Islamic Finance

The IILM reissues USD 740 million short-term Ṣukūk


 

The International Islamic Liquidity Management Corporation (IILM), an international organisation that develops and issues short-term Shari’ah-compliant financial instruments, has successfully completed its fourth auction of 2024 with the reissuance of an aggregate USD 740 million short-term Ṣukūk across three different tenors of one, three, and twelve-month respectively.

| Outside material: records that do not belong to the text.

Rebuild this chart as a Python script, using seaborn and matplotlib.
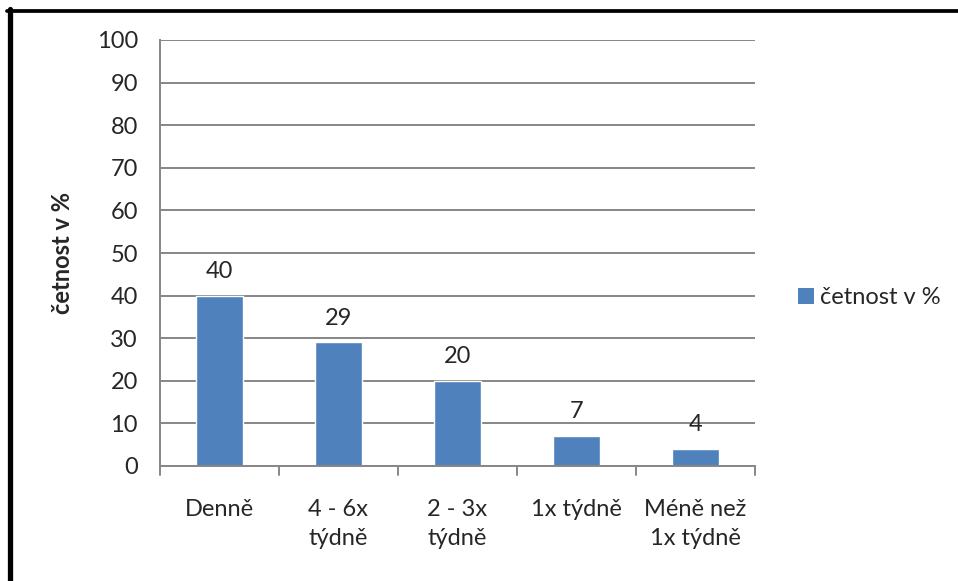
import matplotlib
matplotlib.use("Agg")
import matplotlib.pyplot as plt
import seaborn as sns
import pandas as pd
from matplotlib.lines import Line2D
from matplotlib.patches import Patch

# data
categories = ["Denně", "4 - 6x\ntýdně", "2 - 3x\ntýdně", "1x týdně", "Méně než\n1x týdně"]
values = [40, 29, 20, 7, 4]
series_name = "četnost v %"
y_ticks = list(range(0, 101, 10))

df = pd.DataFrame({"kategorie": categories, "hodnota": values})

sns.set_style("white")
plt.rcParams["font.family"] = ["Lato", "DejaVu Sans"]

bar_color = "#4F81BD"
grid_color = "#868686"
fs = 17

fig = plt.figure(figsize=(9.58, 5.81), dpi=100)
W, H = 958, 581
ax = fig.add_axes([160 / W, 1 - 466 / H, (755 - 160) / W, (466 - 40) / H])

sns.barplot(data=df, x="kategorie", y="hodnota", color=bar_color,
            width=0.4, saturation=1, ax=ax)

ax.set_ylim(0, 100)
ax.set_xlim(-0.5, len(categories) - 0.5)
ax.set_yticks(y_ticks)
ax.set_yticklabels([str(t) for t in y_ticks], fontsize=fs)
ax.yaxis.grid(True, color=grid_color, linewidth=1.4)
ax.set_axisbelow(True)

for s in ["top", "right"]:
    ax.spines[s].set_visible(False)
for s in ["left", "bottom"]:
    ax.spines[s].set_color(grid_color)
    ax.spines[s].set_linewidth(1.4)

ax.tick_params(axis="y", length=7, width=1.4, color=grid_color, pad=9)
ax.tick_params(axis="x", length=0, pad=24)
ax.set_xticks(range(len(categories)))
ax.set_xticklabels(categories, fontsize=fs, linespacing=1.45, va="top")

# category boundary ticks below the axis
for b in [i - 0.5 for i in range(len(categories) + 1)]:
    ax.plot([b, b], [0, -2.1], color=grid_color, lw=1.4, clip_on=False)

ax.set_xlabel("")
ax.set_ylabel(series_name, fontsize=fs, fontweight="bold")
ax.yaxis.set_label_coords((74 - 160) / 595, 0.5)

for i, v in enumerate(values):
    ax.annotate(str(v), (i, v), xytext=(0, 10), textcoords="offset points",
                ha="center", va="bottom", fontsize=fs)

legend_handles = [Patch(facecolor=bar_color, edgecolor="none", label=series_name)]
fig.legend(handles=legend_handles, loc="center left",
           bbox_to_anchor=(789 / W, 1 - 298 / H), frameon=False,
           fontsize=fs, handlelength=0.65, handleheight=0.65,
           handletextpad=0.25, borderaxespad=0)

# border lines (top and left)
fig.add_artist(Line2D([7 / W, 1], [1 - 10.8 / H, 1 - 10.8 / H],
                      transform=fig.transFigure, color="black", lw=2.7))
fig.add_artist(Line2D([10 / W, 10 / W], [0, 1 - 9 / H],
                      transform=fig.transFigure, color="black", lw=3.8))

fig.savefig("out.png", dpi=100)
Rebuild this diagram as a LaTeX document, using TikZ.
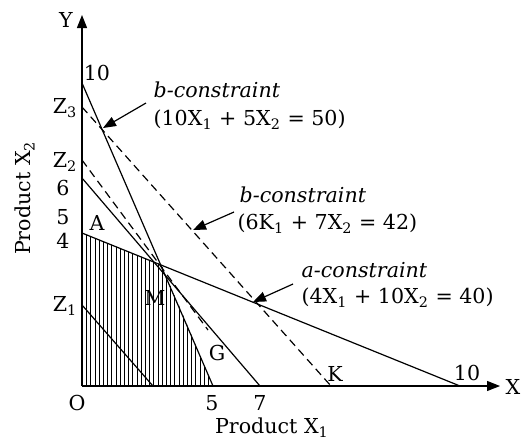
\documentclass[tikz,border=0pt]{standalone}
\usepackage{fontspec}
\setmainfont{DejaVu Serif}
\usetikzlibrary{arrows.meta}

\newcommand{\sbs}[1]{\textsubscript{#1}}

\begin{document}
\begin{tikzpicture}[x=0.5pt, y=-0.5pt, line width=0.6pt,
      >={Triangle[length=6.5pt, width=5pt]},
      lbl/.style={font=\fontsize{10.3}{11}\selectfont, inner sep=0.5pt},
      cons/.style={lbl, anchor=west},
      iso/.style={dash pattern=on 4pt off 2.5pt},
      hatch/.style={line width=0.55pt}]

    \useasboundingbox (0,0) rectangle (522,441);

    % End points of the lines (drawn to scale of the sketch, not of the numbers)
    \coordinate (O)    at (82,386);
    \coordinate (ytop) at (82,15);
    \coordinate (xend) at (500,386);
    \coordinate (b10)  at (82,83);
    \coordinate (b5)   at (213,386);
    \coordinate (b6)   at (82,178);
    \coordinate (b7)   at (260,386);
    \coordinate (a4)   at (82,233);
    \coordinate (a10)  at (460,386);
    \coordinate (z3)   at (82,107);
    \coordinate (kk)   at (331,386);
    \coordinate (z2)   at (82,160);
    \coordinate (gg)   at (208,330);
    \coordinate (z1)   at (82,305);
    \coordinate (z1e)  at (153,386);
    \coordinate (M)    at (162,265);

    % Feasible region, vertical hatching
    \begin{scope}
        \clip (O) -- (a4) -- (M) -- (b5) -- cycle;
        \foreach \x in {82.5,86.7,...,214} \draw[hatch] (\x,390) -- (\x,230);
    \end{scope}

    % Axes
    \draw[->] (O) -- (ytop);
    \draw[->] (O) -- (xend);

    % Constraint lines
    \draw (b10) -- (b5);
    \draw (b6) -- (b7);
    \draw (a4) -- (a10);

    % Iso-profit lines
    \draw (z1) -- (z1e);
    \draw[iso] (z2) -- (gg);
    \draw[iso] (z3) -- (kk);

    % Axis labels
    \node[lbl] (ylab) at (66,20) {Y};
    \node[lbl] (xlab) at (513,387) {X};
    \node[lbl] (olab) at (77,403) {O};
    \node[lbl] (x5)   at (212,403) {5};
    \node[lbl] (x7)   at (260,403) {7};
    \node[lbl] (x10)  at (467,373) {10};
    \node[lbl] (y10)  at (97,73) {10};
    \node[lbl] (y6)   at (63,188) {6};
    \node[lbl] (y5)   at (63,217) {5};
    \node[lbl] (y4)   at (63,241) {4};
    \node[lbl, anchor=east] (lz3) at (79,108) {Z\sbs{3}};
    \node[lbl, anchor=east] (lz2) at (79,162) {Z\sbs{2}};
    \node[lbl, anchor=east] (lz1) at (79,306) {Z\sbs{1}};
    \node[lbl] (pa) at (97,223) {A};
    \node[lbl] (pm) at (155,298) {M};
    \node[lbl] (pg) at (217,353) {G};
    \node[lbl] (pk) at (335,374) {K};
    \node[lbl] (px1) at (272,428) {Product X\sbs{1}};
    \node[lbl, rotate=90] (px2) at (25,198) {Product X\sbs{2}};

    % Constraint labels
    \node[cons] (t1a) at (152,90)  {\textit{b-constraint}};
    \node[cons] (t1b) at (152,120) {(10X\sbs{1} + 5X\sbs{2} = 50)};
    \node[cons] (t2a) at (238,195) {\textit{b-constraint}};
    \node[cons] (t2b) at (236,224) {(6K\sbs{1} + 7X\sbs{2} = 42)};
    \node[cons] (t3a) at (300,270) {\textit{a-constraint}};
    \node[cons] (t3b) at (300,298) {(4X\sbs{1} + 10X\sbs{2} = 40)};

    % Pointers
    \coordinate (p1s) at (146,103);  \coordinate (p1e) at (103,128);
    \coordinate (p2s) at (234,212);  \coordinate (p2e) at (193,230);
    \coordinate (p3s) at (293,284);  \coordinate (p3e) at (253,302);
    \draw[->] (p1s) -- (p1e);
    \draw[->] (p2s) -- (p2e);
    \draw[->] (p3s) -- (p3e);

\end{tikzpicture}
\end{document}
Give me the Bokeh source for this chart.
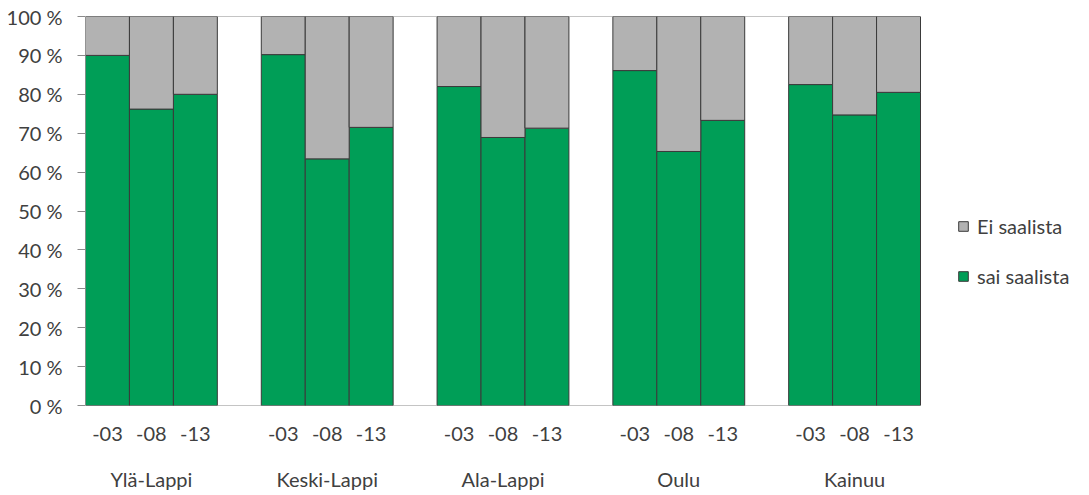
from bokeh.plotting import figure
from bokeh.models import (Range1d, FixedTicker, LinearAxis, Legend, LegendItem,
                          ColumnDataSource)
from bokeh.embed import file_html
from bokeh.resources import INLINE

# ---- data ----
regions = ["Ylä-Lappi", "Keski-Lappi", "Ala-Lappi", "Oulu", "Kainuu"]
years = ["-03", "-08", "-13"]
sai_saalista = [
    [90.0, 76.2, 80.0],   # Ylä-Lappi
    [90.2, 63.4, 71.5],   # Keski-Lappi
    [82.0, 68.9, 71.3],   # Ala-Lappi
    [86.1, 65.3, 73.3],   # Oulu
    [82.5, 74.7, 80.5],   # Kainuu
]
y_ticks = [0, 10, 20, 30, 40, 50, 60, 70, 80, 90, 100]
y_tick_labels = ["0 %", "10 %", "20 %", "30 %", "40 %", "50 %", "60 %",
                 "70 %", "80 %", "90 %", "100 %"]

GREEN = "#009E57"
GREY = "#B2B2B2"
EDGE = "#3a3a3a"
TEXT = "#404040"
AXIS = "#8a8a8a"
FONT = "Lato"
FS_Y = "20px"
FS_X = "20px"

# layout (pixels)
W, H = 1089, 495
LEFT, RIGHT_BARS, TOP, BOTTOM = 85, 920, 16, 405

# slots: 3 bars + 1 gap per group
slot_per_group = len(years) + 1
n_slots = len(regions) * slot_per_group - 1
x_end = n_slots * (W - LEFT) / (RIGHT_BARS - LEFT)

xs, sai, ei, yr = [], [], [], []
for gi, reg in enumerate(regions):
    for yi, y in enumerate(years):
        xs.append(gi * slot_per_group + yi + 0.5)
        sai.append(sai_saalista[gi][yi])
        ei.append(100 - sai_saalista[gi][yi])
        yr.append(y)

src = ColumnDataSource(dict(x=xs, sai=sai, ei=ei, year=yr))

p = figure(width=W, height=H, output_backend="svg", toolbar_location=None,
           x_range=Range1d(0, x_end), y_range=Range1d(0, 100),
           min_border_left=LEFT, min_border_top=TOP, min_border_right=0,
           min_border_bottom=H - BOTTOM)
p.outline_line_color = None
p.background_fill_color = "white"
p.grid.visible = False

# 100 % line and baseline spanning the category area
p.segment(x0=[0, 0], y0=[100, 0], x1=[n_slots, n_slots], y1=[100, 0],
          line_color=AXIS, line_width=1)

r = p.vbar_stack(["sai", "ei"], x="x", width=1.0, source=src,
                 fill_color=[GREEN, GREY], line_color=EDGE, line_width=1)

# y axis
ya = p.yaxis[0]
ya.ticker = FixedTicker(ticks=y_ticks)
ya.major_label_overrides = {t: l for t, l in zip(y_ticks, y_tick_labels)}
ya.major_tick_out = 8
ya.major_tick_in = 0
ya.minor_tick_out = 0
ya.minor_tick_in = 0
ya.axis_line_color = None
ya.major_tick_line_color = AXIS
ya.major_label_standoff = 15
ya.major_label_text_font = FONT
ya.major_label_text_font_size = FS_Y
ya.major_label_text_color = TEXT

# x axis: year labels
xa = p.xaxis[0]
xa.ticker = FixedTicker(ticks=xs)
xa.major_label_overrides = {x: y for x, y in zip(xs, yr)}
xa.major_tick_out = 0
xa.major_tick_in = 0
xa.minor_tick_out = 0
xa.minor_tick_in = 0
xa.axis_line_color = None
xa.major_label_standoff = 21
xa.major_label_text_font = FONT
xa.major_label_text_font_size = FS_X
xa.major_label_text_color = TEXT

# second x axis: region labels
centers = [gi * slot_per_group + (len(years)) / 2 for gi in range(len(regions))]
ga = LinearAxis(ticker=FixedTicker(ticks=centers),
                major_label_overrides={c: r_ for c, r_ in zip(centers, regions)})
ga.axis_line_color = None
ga.major_tick_out = 0
ga.major_tick_in = 0
ga.minor_tick_out = 0
ga.minor_tick_in = 0
ga.major_label_standoff = 23
ga.major_label_text_font = FONT
ga.major_label_text_font_size = FS_X
ga.major_label_text_color = TEXT
p.add_layout(ga, "below")

legend = Legend(items=[LegendItem(label="Ei saalista", renderers=[r[1]]),
                       LegendItem(label="sai saalista", renderers=[r[0]])],
                location=(872, 117))
legend.border_line_color = None
legend.background_fill_alpha = 0
legend.label_text_font = FONT
legend.label_text_font_size = FS_X
legend.label_text_color = TEXT
legend.glyph_width = 12
legend.glyph_height = 12
legend.spacing = 26
legend.label_standoff = 8
legend.margin = 0
legend.padding = 0
p.add_layout(legend, "center")

open("out.html", "w").write(file_html(p, INLINE))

The three series were priced competitively at:

i)               5.00% for USD 200 million for 1-month tenor;

ii)              5.27% for USD 240 million for 3-month tenor; and

iii)             5.15% for USD 300 million for 12-month tenor.

The IILM’s Ṣukūk reissuance today witnessed a competitive tender among primary dealers and investors from markets across the GCC region as well as Asia, with a combined orderbook in excess of USD 1.7 billion, representing an average bid-to-cover ratio of 230%.

Today’s sukūk reissuance, which marks the IILM’s fourth auction for the year, also featured the IILM’s fifth 12-month tenor since its introduction in 2022.

Further to today’s reissuance, the IILM has achieved year-to-date cumulative issuances totaling USD 3.61 billion through 12 Ṣukūk series.

The issuance forms part of the IILM’s “A-1” (S&P) and “F1” (Fitch Ratings) rated USD 4 billion short-term Ṣukūk issuance programme.

The IILM’s short-term Sukῡk is distributed by a diversified network of 10 primary dealers globally, namely Abu Dhabi Islamic Bank, Al Baraka Turk, Boubyan Bank, CIMB Islamic Bank Berhad, Dukhan Bank, First Abu Dhabi Bank, Kuwait Finance House, Maybank Islamic Berhad, Qatar Islamic Bank, and Standard Chartered Bank.

The IILM is a regular issuer of short-term Ṣukūk across varying tenors and amounts to cater to the liquidity needs of institutions offering Islamic financial services. The total amount of IILM Ṣukūk outstanding is now USD 3.51 billion. The IILM will continue to reissue its short-term liquidity instruments monthly as scheduled in its issuance calendar.